October 11, 2014

Star Trek: The Next Generation: "The Offspring"

Commander Data surprises his fellow officers with the revelation that he has constructed a new sentient android: his child Lal. While Data attempts to learn how to be a good father, a Starfleet admiral comes to the Enterprise intent on taking Lal away for study.

"The Offspring" is an episode produced with the best of intentions, and with a really solid concept at its core, but it falls apart for a variety of reasons. In the end it's an episode that I want to enjoy, rather than one that I actually do enjoy.

That's a pity, because quality aside this is a pretty significant episode of The Next Generation. It marks the debut of writer Rene Echevarria: he would go on to write another 17 episodes of The Next Generation, 23 episodes of Deep Space Nine, and would act as story editor and executive story editor of The Next Generation's final two seasons. It also marks the directorial debut of Jonathan Frakes. Not content with playing Commander Riker, he begged executive producer Rick Berman to give him a chance behind the camera. He subsequently directed another seven episodes of The Next Generation, three each of Deep Space Nine and Voyager, and the feature films Star Trek: First Contact, Star Trek: Insurrection, Thunderbirds and Clockstoppers.

The parts of the episode that work are the ones specifically involved Lal: Data has not simply recreated an android in his own image, he has created one that's more sophisticated. Watching Lal get progressively more nuanced and emotional, until ultimately her system overloads, is a great plot that's well expressed.

The part that doesn't work is the attempt to generate a drama out of Lal potentially being taken away by Starfleet to study. The episode treats it as a genuine risk - indeed Picard risks demotion by refusing an admiral's orders to do it - yet we know as viewers that it's nothing of the sort. We've been through this dilemma, in Season 2's "The Measure of a Man". We remember it pretty well, not in the least because it was the single-best episode of the first two seasons. That episode firmly established that sentient androids have equal rights to sentient organisms, so the idea that Starfleet might spirit Lal away is farcical. What makes it worse is that Picard actually brings the events of "The Measure of a Man" up, so any chance viewers might have forgotten that episode are pretty much blown out of the water.

The episode also fumbles the final scene, which should be an easy home run. Data's daughter has died, but he's the only person on the ship not emotionally affected. A scene is attempted, but it pulls its punches. This had the opportunity to be a moving tragedy, but instead it feels as if Data's unplugged a toaster.

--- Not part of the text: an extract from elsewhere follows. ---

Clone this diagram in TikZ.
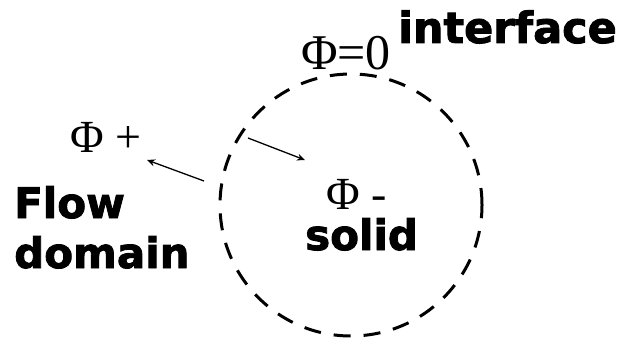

So an admirable intent is let down by a sloppy and unconvincing execution: both Echevarria and Frakes will go on to make great television, but they simply don't make any here. It leaves Season 3 with nine good episodes out of 16, and a quality ratio of 56%.

1 comment:

  1. This episode made me cry on first broadcast. But then that's what it's striving for and I was an impressionable teenager.